The keys for the dictionary should be the sentences in the corpus, which I've extracted using PlaintextCorpusReader's .sents()
. The values should be the fileids of where each sentence is located in the corpus, which I've extracted using .fileids()
.
The .fileids()
come back as strings, e.g.
['R_v_Cole_2007.txt', 'R_v_Sellick_2005.txt']
The .sents()
come back as list(list(str))
, e.g.
[[u'1', u'.'], [u'The', u'Registrar', u'has', u'referred', u'to', u'this', u'Court', u'two', u'applications', u'for', u'permission', u'to', u'appeal', u'against', u'conviction', u'to', u'be', u'heard', u'together', u'.'], ...]

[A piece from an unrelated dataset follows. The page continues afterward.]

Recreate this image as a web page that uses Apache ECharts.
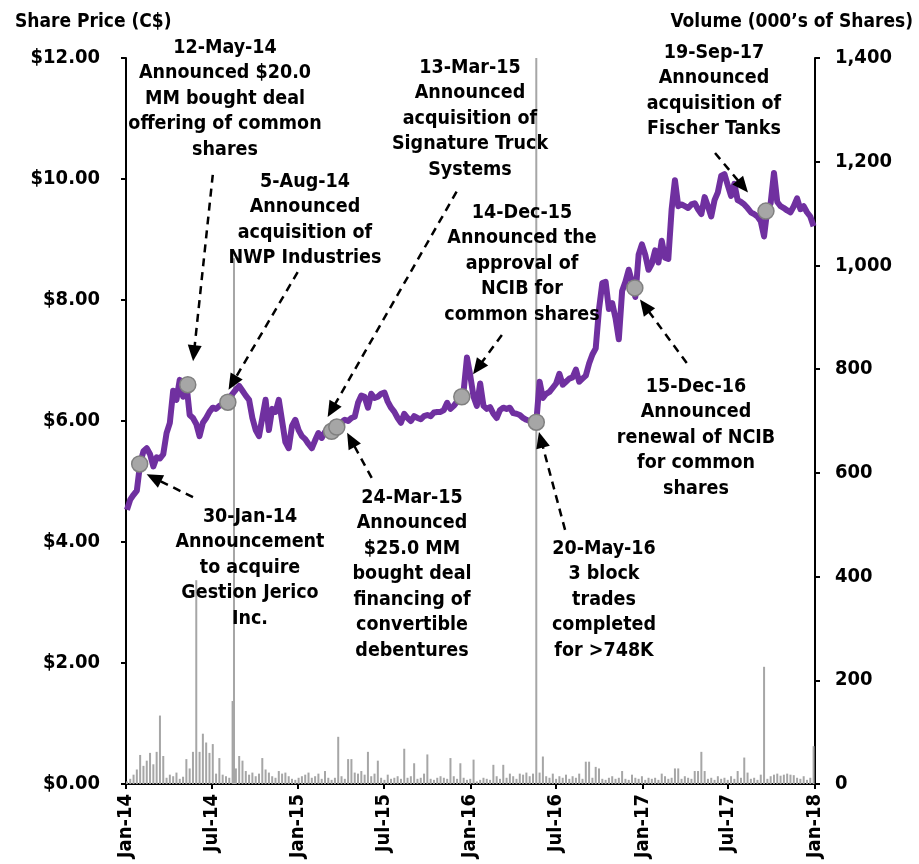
<!DOCTYPE html>
<html>
<head>
<meta charset="utf-8">
<title>Share price and volume</title>
<script src="https://cdn.jsdelivr.net/npm/echarts@6/dist/echarts.min.js"></script>
<style>
html, body { margin: 0; padding: 0; background: #fff; }
#chart { width: 919px; height: 864px; }
</style>
</head>
<body>
<div id="chart"></div>
<script>
// weekly closes, one value per Friday starting 3-Jan-2014
var priceWeekly = [
    4.53, 4.70, 4.78, 4.85, 5.30, 5.50, 5.55, 5.45, 5.25, 5.40,
    5.38, 5.45, 5.80, 5.97, 6.50, 6.35, 6.68, 6.40, 6.62, 6.10,
    6.05, 5.95, 5.75, 5.97, 6.05, 6.15, 6.22, 6.20, 6.25, 6.28,
    6.32, 6.38, 6.45, 6.52, 6.58, 6.50, 6.42, 6.35, 6.05, 5.85,
    5.75, 6.05, 6.35, 5.85, 6.20, 6.15, 6.35, 6.00, 5.65, 5.55,
    5.92, 6.02, 5.85, 5.75, 5.70, 5.62, 5.55, 5.68, 5.80, 5.72,
    5.82, 5.85, 5.83, 5.88, 5.92, 5.98, 6.02, 6.00, 6.05, 6.07,
    6.30, 6.42, 6.40, 6.22, 6.45, 6.38, 6.40, 6.45, 6.47, 6.32,
    6.22, 6.15, 6.05, 5.97, 6.12, 6.05, 6.00, 6.08, 6.05, 6.03,
    6.08, 6.10, 6.08, 6.14, 6.15, 6.15, 6.18, 6.30, 6.20, 6.25,
    6.32, 6.38, 6.50, 7.05, 6.75, 6.40, 6.25, 6.62, 6.25, 6.20,
    6.23, 6.12, 6.05, 6.18, 6.22, 6.20, 6.22, 6.13, 6.12, 6.10,
    6.05, 6.02, 6.00, 5.96, 5.98, 6.65, 6.38, 6.45, 6.48, 6.55,
    6.62, 6.78, 6.60, 6.65, 6.70, 6.72, 6.85, 6.65, 6.70, 6.75,
    6.95, 7.10, 7.20, 7.85, 8.28, 8.30, 7.85, 7.95, 7.70, 7.35,
    8.15, 8.30, 8.50, 8.30, 8.05, 8.75, 8.92, 8.75, 8.50, 8.60,
    8.82, 8.62, 8.98, 8.70, 8.68, 9.50, 9.98, 9.55, 9.58, 9.55,
    9.52, 9.58, 9.60, 9.50, 9.42, 9.70, 9.55, 9.38, 9.65, 9.78,
    10.05, 10.08, 9.90, 9.72, 9.92, 9.65, 9.62, 9.58, 9.52, 9.45,
    9.42, 9.38, 9.30, 9.05, 9.50, 9.60, 10.10, 9.62, 9.55, 9.52,
    9.48, 9.45, 9.55, 9.68, 9.50, 9.55, 9.45, 9.38, 9.22
];

// volume (000's of shares), same weeks
var volumeWeekly = [
    5, 10, 18, 28, 56, 35, 45, 60, 38, 62,
    132, 54, 12, 18, 15, 22, 10, 14, 48, 30,
    62, 393, 62, 97, 80, 60, 77, 20, 50, 18,
    15, 12, 160, 30, 54, 45, 25, 18, 22, 15,
    20, 50, 28, 22, 15, 12, 25, 20, 22, 15,
    10, 8, 12, 15, 18, 22, 12, 15, 20, 10,
    25, 12, 8, 12, 91, 15, 10, 48, 48, 22,
    20, 25, 18, 62, 15, 20, 45, 12, 8, 18,
    10, 12, 15, 10, 68, 12, 15, 40, 10, 12,
    20, 57, 10, 8, 12, 15, 12, 10, 50, 15,
    10, 40, 12, 8, 10, 47, 5, 8, 12, 10,
    8, 37, 15, 10, 37, 12, 20, 15, 10, 20,
    18, 22, 15, 20, 1400, 22, 53, 15, 12, 20,
    10, 15, 12, 18, 10, 15, 12, 20, 10, 43,
    43, 12, 33, 30, 10, 8, 12, 15, 10, 12,
    25, 10, 8, 18, 12, 10, 15, 8, 12, 10,
    12, 8, 20, 15, 10, 12, 30, 30, 10, 15,
    12, 10, 25, 25, 62, 25, 10, 12, 8, 15,
    10, 12, 8, 15, 10, 25, 12, 51, 22, 10,
    12, 8, 18, 226, 10, 15, 18, 20, 16, 18,
    20, 18, 17, 12, 10, 15, 8, 12, 73
];

// single-day volume not on a Friday
var volumeExtra = [['2014-08-18', 1014]];

var tickLabels = ['Jan-14', 'Jul-14', 'Jan-15', 'Jul-15', 'Jan-16', 'Jul-16', 'Jan-17', 'Jul-17', 'Jan-18'];
var tickDates = ['2014-01-01', '2014-07-01', '2015-01-01', '2015-07-01', '2016-01-01', '2016-07-01', '2017-01-01', '2017-07-01', '2018-01-01'];

var events = [
    ['2014-01-30', 5.29], ['2014-05-12', 6.60], ['2014-08-05', 6.31],
    ['2015-03-13', 5.83], ['2015-03-24', 5.90], ['2015-12-14', 6.40],
    ['2016-05-20', 5.98], ['2016-12-15', 8.20], ['2017-09-19', 9.47]
];

// dashed arrows: [tail date, tail price, head date, head price]
var arrows = [
    ['2014-05-23', 4.74, '2014-03-01', 5.06],
    ['2014-07-04', 10.07, '2014-05-25', 7.12],
    ['2014-12-31', 8.46, '2014-08-15', 6.63],
    ['2015-12-03', 9.79, '2015-03-13', 6.18],
    ['2015-06-06', 5.06, '2015-04-23', 5.69],
    ['2016-03-08', 7.42, '2016-01-17', 6.88],
    ['2016-07-20', 4.20, '2016-05-30', 5.69],
    ['2017-04-04', 6.96, '2017-01-05', 7.90],
    ['2017-06-03', 10.43, '2017-08-01', 9.88]
];

// annotation blocks: [centre x, top y, text]
var notes = [
    [250, 504, '30-Jan-14\nAnnouncement\nto acquire\nGestion Jerico\nInc.'],
    [225, 35, '12-May-14\nAnnounced $20.0\nMM bought deal\noffering of common\nshares'],
    [305, 169, '5-Aug-14\nAnnounced\nacquisition of\nNWP Industries'],
    [470, 55, '13-Mar-15\nAnnounced\nacquisition of\nSignature Truck\nSystems'],
    [412, 485, '24-Mar-15\nAnnounced\n$25.0 MM\nbought deal\nfinancing of\nconvertible\ndebentures'],
    [522, 200, '14-Dec-15\nAnnounced the\napproval of\nNCIB for\ncommon shares'],
    [604, 536, '20-May-16\n3 block\ntrades\ncompleted\nfor >748K'],
    [696, 374, '15-Dec-16\nAnnounced\nrenewal of NCIB\nfor common\nshares'],
    [714, 40, '19-Sep-17\nAnnounced\nacquisition of\nFischer Tanks']
];

var FONT = '"DejaVu Sans Condensed", "Liberation Sans", sans-serif';

function weekDate(i) {
    return new Date(2014, 0, 3 + 7 * i).getTime();
}
function toTime(s) {
    var p = s.split('-');
    return new Date(+p[0], +p[1] - 1, +p[2]).getTime();
}

var priceData = priceWeekly.map(function (v, i) { return [weekDate(i), v]; });
var volumeData = volumeWeekly.map(function (v, i) { return [weekDate(i), v]; });
volumeExtra.forEach(function (d) { volumeData.push([toTime(d[0]), d[1]]); });
var tickValues = tickDates.map(toTime);

var arrowData = arrows.map(function (a) {
    return [{ coord: [toTime(a[0]), a[1]] }, { coord: [toTime(a[2]), a[3]] }];
});

var graphics = notes.map(function (n) {
    return {
        type: 'text',
        x: n[0],
        y: n[1],
        z: 100,
        style: {
            text: n[2],
            textAlign: 'center',
            textVerticalAlign: 'top',
            font: 'bold 19.5px ' + FONT,
            lineHeight: 25.5,
            fill: '#000'
        }
    };
});
graphics.push({
    type: 'text', x: 15, y: 22,
    style: { text: 'Share Price (C$)', textAlign: 'left', textVerticalAlign: 'middle', font: 'bold 19px ' + FONT, fill: '#000' }
});
graphics.push({
    type: 'text', x: 913, y: 22,
    style: { text: 'Volume (000\u2019s of Shares)', textAlign: 'right', textVerticalAlign: 'middle', font: 'bold 19px ' + FONT, fill: '#000' }
});

var labelStyle = {
    fontFamily: FONT,
    fontWeight: 'bold',
    fontSize: 20,
    color: '#000'
};

var myChart = echarts.init(document.getElementById('chart'));
var option = {
    animation: false,
    backgroundColor: '#fff',
    grid: {
        left: 126,
        right: 104,
        top: 58,
        bottom: 80,
        outerBoundsMode: 'none'
    },
    xAxis: {
        type: 'value',
        min: tickValues[0],
        max: tickValues[tickValues.length - 1],
        axisLine: { lineStyle: { color: '#000', width: 2 } },
        axisTick: { show: true, length: 5, lineStyle: { color: '#000', width: 2 }, customValues: tickValues },
        splitLine: { show: false },
        axisLabel: Object.assign({
            rotate: 90,
            margin: 10,
            customValues: tickValues,
            formatter: function (v) {
                var k = tickValues.indexOf(v);
                return k >= 0 ? tickLabels[k] : '';
            }
        }, labelStyle)
    },
    yAxis: [
        {
            type: 'value',
            min: 0,
            max: 12,
            interval: 2,
            axisLine: { show: true, lineStyle: { color: '#000', width: 2 } },
            axisTick: { show: true, length: 5, lineStyle: { color: '#000', width: 2 } },
            splitLine: { show: false },
            axisLabel: Object.assign({
                margin: 26,
                formatter: function (v) { return '$' + v.toFixed(2); }
            }, labelStyle)
        },
        {
            type: 'value',
            min: 0,
            max: 1400,
            interval: 200,
            position: 'right',
            axisLine: { show: true, lineStyle: { color: '#000', width: 2 } },
            axisTick: { show: true, length: 5, lineStyle: { color: '#000', width: 2 } },
            splitLine: { show: false },
            axisLabel: Object.assign({
                margin: 20,
                formatter: function (v) { return v.toLocaleString('en-US'); }
            }, labelStyle)
        }
    ],
    series: [
        {
            name: 'Volume',
            type: 'bar',
            yAxisIndex: 1,
            barWidth: 2,
            clip: true,
            itemStyle: { color: '#A6A6A6' },
            data: volumeData,
            z: 1
        },
        {
            name: 'Share Price',
            type: 'line',
            yAxisIndex: 0,
            symbol: 'none',
            lineStyle: { color: '#7030A0', width: 6, join: 'round' },
            data: priceData,
            z: 2
        },
        {
            name: 'Events',
            type: 'scatter',
            yAxisIndex: 0,
            symbol: 'circle',
            symbolSize: 16,
            itemStyle: { color: '#A6A6A6', borderColor: '#808080', borderWidth: 1.5, opacity: 1 },
            data: events.map(function (e) { return [toTime(e[0]), e[1]]; }),
            z: 3,
            markLine: {
                silent: true,
                symbol: ['none', 'triangle'],
                symbolSize: [14, 16],
                label: { show: false },
                lineStyle: { color: '#000', width: 2.5, type: [8, 6] },
                emphasis: { disabled: true },
                data: arrowData,
                z: 5
            }
        }
    ],
    graphic: graphics
};

myChart.setOption(option);

window.addEventListener('resize', function () {
    myChart.resize();
});
</script>
</body>
</html>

I've tried a range of things, mainly from this question on a similar issue, but everything I try results in the following error:
TypeError: unhashable type: 'list'
Where am I going wrong?
The code I'm working with to get the stuff I want for the dictionary is as follows:
corpus_root = '/Users/danielhoadley/Documents/Python/NLTK/text/'
wordlists = PlaintextCorpusReader(corpus_root, '.*')
dictionary = {}
values = wordlists.fileids()
keys = wordlists.sents()
## How do I get the keys and values into a dictionary from here?